Ok, let’s unpack that a bit. In the example here we are looking at the the percentage of voters who indicates that this presidential election is more important than previous presidential elections. The percentage values are from voters asked by Gallup ahead of the 1996-2020 presidential elections. The voter responses are batched into three categories (lines): blue for self-described Democrats, red for self-described Republicans, and grey for all respondents of the question regardless of self-described party affiliation who were registered voters. Meaning the color in this instance is based off of two different categorical attributes/variables (i.e., party affiliation OR voter registration) and the height of the line is based off of the a numeric attribute/variable within those categories (i.e., percentage of respondents that indicated yes that the upcoming presidential election was more important than the previous).
Tricky part of this = The largest challenge in this particular graph is the mixture of categories represented by the lines.
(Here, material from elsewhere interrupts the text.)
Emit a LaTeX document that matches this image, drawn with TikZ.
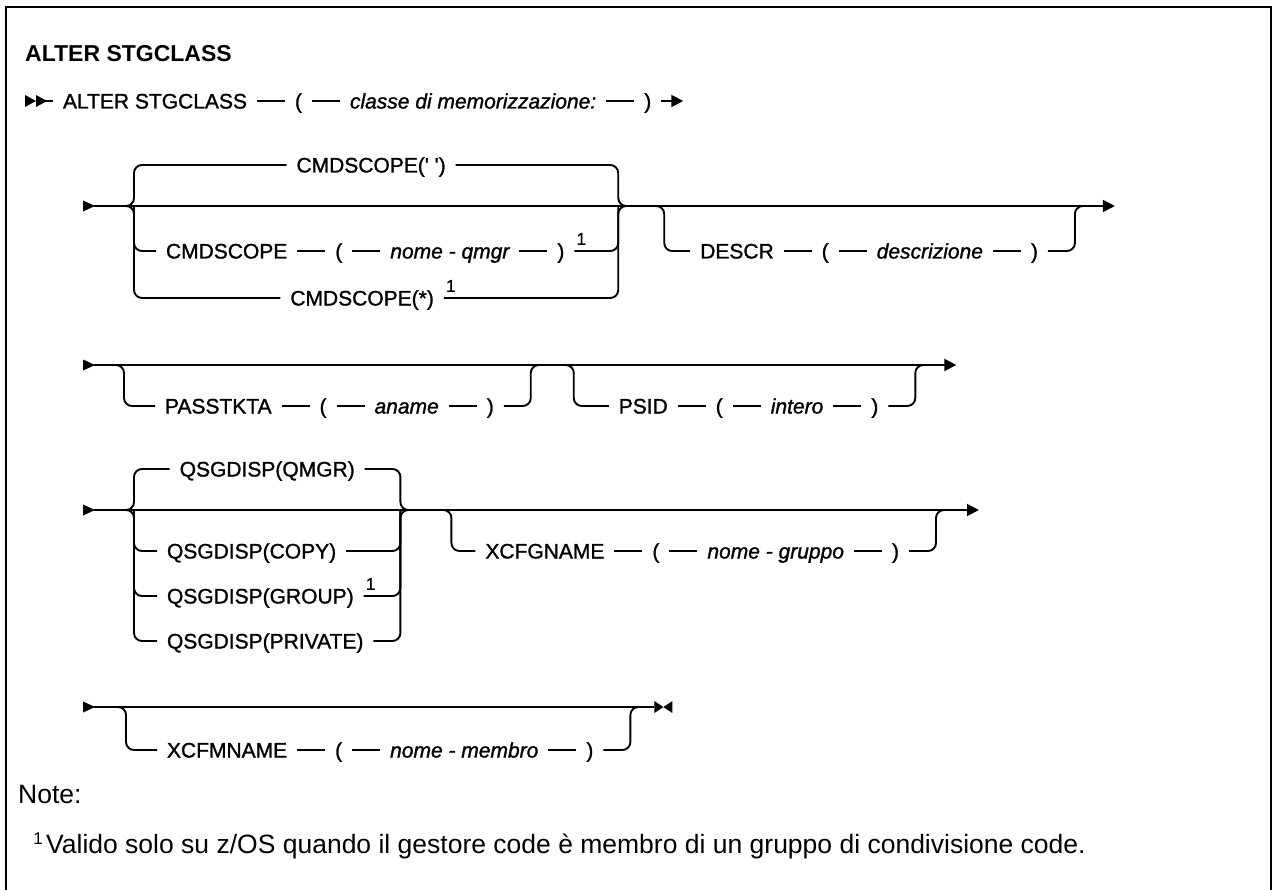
\documentclass[tikz,border=0pt]{standalone}
\usepackage{fontspec}
\setmainfont{Liberation Sans}
\newfontfamily\dfont[FakeBold=1.2, Ligatures=TeXOff]{Liberation Sans}
\usetikzlibrary{arrows.meta,positioning,calc}
\tikzset{
  tx/.style={inner xsep=10pt, inner ysep=0pt, outer sep=0pt, text height=15pt, text depth=0pt, font=\dfont\fontsize{21}{25}\selectfont},
  ti/.style={tx, font=\dfont\fontsize{21}{25}\selectfont\itshape},
  ln/.style={line width=1.9pt},
  br/.style={ln, rounded corners=8pt},
  sup/.style={inner sep=0pt, anchor=south west, font=\dfont\fontsize{17}{19}\selectfont},
  arr/.style={ln, -{Triangle[length=12pt,width=12pt]}},
  notefont/.style={inner sep=0pt, font=\fontsize{26.5}{31}\selectfont},
}
\begin{document}
\begin{tikzpicture}[x=1pt,y=-1pt]
\useasboundingbox (0,0) rectangle (1273,890);
% frame
\draw[line width=1.7pt] (6,900) -- (6,7) -- (1271,7) -- (1271,900);
% title
\node[anchor=west, inner sep=0pt, font=\bfseries\fontsize{23}{27}\selectfont] (title) at (25,53.5) {ALTER STGCLASS};

% ---------- row 1 ----------
\fill (25,95) -- (36,101) -- (25,107) -- cycle;
\fill (36,95) -- (47,101) -- (36,107) -- cycle;
\coordinate (r1s) at (42,101);
\node[tx, anchor=west] (r1a) at (53,101) {ALTER STGCLASS};
\node[tx, right=28pt of r1a] (r1b) {(};
\node[ti, right=28pt of r1b] (r1c) {classe di memorizzazione:};
\node[tx, right=28pt of r1c] (r1d) {)};
\coordinate[right=22pt of r1d] (r1e);
\draw[ln] (r1s) -- (r1a);
\draw[ln] (r1a) -- (r1b);
\draw[ln] (r1b) -- (r1c);
\draw[ln] (r1c) -- (r1d);
\draw[arr] (r1d) -- (r1e);

% ---------- row 2 ----------
\fill (83,200.5) -- (95,206) -- (83,211.5) -- cycle;
\coordinate (r2s) at (94,206);
\coordinate (g2L) at (127,206);
\coordinate (g2Lv) at (134,206);
\node[tx, anchor=west] (m1) at (156,251) {CMDSCOPE};
\node[tx, right=28pt of m1] (m2) {(};
\node[ti, right=28pt of m2] (m3) {nome - qmgr};
\node[tx, right=28pt of m3] (m4) {)};
\node[sup] (m5) at ([xshift=2pt,yshift=6pt]m4.east) {1};
\coordinate (g2Rt) at ([xshift=32pt]m5.east);
\coordinate (g2Rv) at (g2Rt |- r2s);
\coordinate (g2R) at ([xshift=7pt]g2Rv);
\node[tx] (t2) at ($(g2L)!0.5!(g2R) + (-5,-41)$) {CMDSCOPE(' ')};
\node[tx] (b2) at ($(g2L)!0.5!(g2R) + (-14,92)$) {CMDSCOPE(*)};
\node[sup] (b3) at ([xshift=2pt,yshift=6pt]b2.east) {1};
\draw[ln] (r2s) -- (g2L) -- (g2R);
\draw[br] (g2L) -- (g2Lv) |- (t2);
\draw[br] (g2L) -- (g2Lv) |- (b2);
\draw[br] (g2Lv) |- (m1);
\draw[ln] (m1) -- (m2);
\draw[ln] (m2) -- (m3);
\draw[ln] (m3) -- (m4);
\draw[br] (t2) -| (g2Rv) -- (g2R);
\draw[br] (b2) -| (g2Rv) -- (g2R);
\draw[br] (m4) -| (g2Rv);
% DESCR
\coordinate (dL) at ([xshift=32pt]g2R);
\coordinate (dLv) at ([xshift=7pt]dL);
\coordinate (dLb) at (dLv |- m1);
\node[tx, right=26pt of dLb] (d1) {DESCR};
\node[tx, right=28pt of d1] (d2) {(};
\node[ti, right=28pt of d2] (d3) {descrizione};
\node[tx, right=28pt of d3] (d4) {)};
\coordinate (dRb) at ([xshift=27pt]d4.east);
\coordinate (dRv) at (dRb |- r2s);
\coordinate (dR) at ([xshift=7pt]dRv);
\coordinate (r2e) at ([xshift=33pt]dR);
\draw[ln] (g2R) -- (dL) -- (dR);
\draw[br] (dL) -- (dLv) |- (d1);
\draw[ln] (d1) -- (d2);
\draw[ln] (d2) -- (d3);
\draw[ln] (d3) -- (d4);
\draw[br] (d4) -| (dRv) -- (dR);
\draw[arr] (dR) -- (r2e);

% ---------- row 3 ----------
\fill (83,359.5) -- (95,365) -- (83,370.5) -- cycle;
\coordinate (r3s) at (94,365);
\coordinate (pL) at (117,365);
\coordinate (pLv) at (124,365);
\node[tx, anchor=west] (p1) at (155,406) {PASSTKTA};
\node[tx, right=28pt of p1] (p2) {(};
\node[ti, right=28pt of p2] (p3) {aname};
\node[tx, right=28pt of p3] (p4) {)};
\coordinate (pRb) at ([xshift=27pt]p4.east);
\coordinate (pRv) at (pRb |- r3s);
\coordinate (pR) at ([xshift=7pt]pRv);
\coordinate (sL) at ([xshift=29pt]pR);
\coordinate (sLv) at ([xshift=7pt]sL);
\coordinate (sLb) at (sLv |- p1);
\node[tx, right=35pt of sLb] (s1) {PSID};
\node[tx, right=28pt of s1] (s2) {(};
\node[ti, right=28pt of s2] (s3) {intero};
\node[tx, right=28pt of s3] (s4) {)};
\coordinate (sRb) at ([xshift=27pt]s4.east);
\coordinate (sRv) at (sRb |- r3s);
\coordinate (sR) at ([xshift=7pt]sRv);
\coordinate (r3e) at ([xshift=34pt]sR);
\draw[ln] (r3s) -- (pL) -- (pR) -- (sL) -- (sR);
\draw[br] (pL) -- (pLv) |- (p1);
\draw[ln] (p1) -- (p2);
\draw[ln] (p2) -- (p3);
\draw[ln] (p3) -- (p4);
\draw[br] (p4) -| (pRv) -- (pR);
\draw[br] (sL) -- (sLv) |- (s1);
\draw[ln] (s1) -- (s2);
\draw[ln] (s2) -- (s3);
\draw[ln] (s3) -- (s4);
\draw[br] (s4) -| (sRv) -- (sR);
\draw[arr] (sR) -- (r3e);

% ---------- row 4 ----------
\fill (83,504.5) -- (95,510) -- (83,515.5) -- cycle;
\coordinate (r4s) at (94,510);
\coordinate (qL) at (127,510);
\coordinate (qLv) at (134,510);
\node[tx, anchor=west] (c1) at (157,551) {QSGDISP(COPY)};
\node[tx, anchor=west] (c2) at (157,596) {QSGDISP(GROUP)};
\node[sup] (c2n) at ([xshift=2pt,yshift=6pt]c2.east) {1};
\node[tx, anchor=west] (c3) at (157,641) {QSGDISP(PRIVATE)};
\coordinate (qRt) at ([xshift=27pt]c3.east);
\coordinate (qRv) at (qRt |- r4s);
\coordinate (qR) at ([xshift=7pt]qRv);
\node[tx] (q0) at ($(qL)!0.5!(qR) + (0,-41)$) {QSGDISP(QMGR)};
\draw[ln] (r4s) -- (qL) -- (qR);
\draw[br] (qL) -- (qLv) |- (q0);
\draw[br] (qL) -- (qLv) |- (c3);
\draw[br] (qLv) |- (c1);
\draw[br] (qLv) |- (c2);
\draw[br] (q0) -| (qRv) -- (qR);
\draw[br] (c3) -| (qRv) -- (qR);
\draw[br] (c1) -| (qRv);
\draw[br] (c2) -| (qRv);
% XCFGNAME
\coordinate (xL) at ([xshift=37pt]qR);
\coordinate (xLv) at ([xshift=7pt]xL);
\coordinate (xLb) at (xLv |- c1);
\node[tx, right=24pt of xLb] (x1) {XCFGNAME};
\node[tx, right=28pt of x1] (x2) {(};
\node[ti, right=28pt of x2] (x3) {nome - gruppo};
\node[tx, right=28pt of x3] (x4) {)};
\coordinate (xRb) at ([xshift=27pt]x4.east);
\coordinate (xRv) at (xRb |- r4s);
\coordinate (xR) at ([xshift=7pt]xRv);
\coordinate (r4e) at ([xshift=36pt]xR);
\draw[ln] (qR) -- (xL) -- (xR);
\draw[br] (xL) -- (xLv) |- (x1);
\draw[ln] (x1) -- (x2);
\draw[ln] (x2) -- (x3);
\draw[ln] (x3) -- (x4);
\draw[br] (x4) -| (xRv) -- (xR);
\draw[arr] (xR) -- (r4e);

% ---------- row 5 ----------
\fill (83,701.5) -- (95,707) -- (83,712.5) -- cycle;
\coordinate (r5s) at (94,707);
\coordinate (yL) at (119,707);
\coordinate (yLv) at (126,707);
\node[tx, anchor=west] (y1) at (157,750) {XCFMNAME};
\node[tx, right=28pt of y1] (y2) {(};
\node[ti, right=28pt of y2] (y3) {nome - membro};
\node[tx, right=28pt of y3] (y4) {)};
\coordinate (yRb) at ([xshift=27pt]y4.east);
\coordinate (yRv) at (yRb |- r5s);
\coordinate (yR) at ([xshift=7pt]yRv);
\coordinate (r5e) at ([xshift=17pt]yR);
\draw[ln] (r5s) -- (yL) -- (yR) -- (r5e);
\draw[br] (yL) -- (yLv) |- (y1);
\draw[ln] (y1) -- (y2);
\draw[ln] (y2) -- (y3);
\draw[ln] (y3) -- (y4);
\draw[br] (y4) -| (yRv) -- (yR);
\fill (r5e) ++(0,-6) -- ++(9,6) -- ++(-9,6) -- cycle;
\fill (r5e) ++(18,-6) -- ++(-9,6) -- ++(9,6) -- cycle;

% ---------- notes ----------
\node[notefont, anchor=base west] (note) at (18,803) {Note:};
\node[notefont, anchor=base west] (fnt) at (46,853) {Valido solo su z/OS quando il gestore code è membro di un gruppo di condivisione code.};
\node[inner sep=0pt, anchor=base east, font=\fontsize{17}{19}\selectfont] (fn1) at ([xshift=-3pt,yshift=9pt]fnt.base west) {1};
\end{tikzpicture}
\end{document}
Grey does not indicate a different category of party affiliation like independents or all other party affiliations combined. Instead it indicates percentage of registered voters asked in the survey. Additionally, although the values represent percentages of respondents we more often presume that a line indicates an absolute quantity and that the highest line is the most important, and that when lines cross that is meaningful. However, this is survey data from different people (aka different samples) across each of these years. Also, we often attribute meaning the slope between two points, and/or from the start to the end of dataset.
Consequence of this tricky part = It can be tempting to draw conclusions that huge percentages of the US voting public thinks that each election is becoming more and more important than the previous. When instead the decision about each election is driven by what has happened within the country over the past 4 years, and thus an indication about 2012 has more to do with 2008-2012 than an opinion leading into 2008.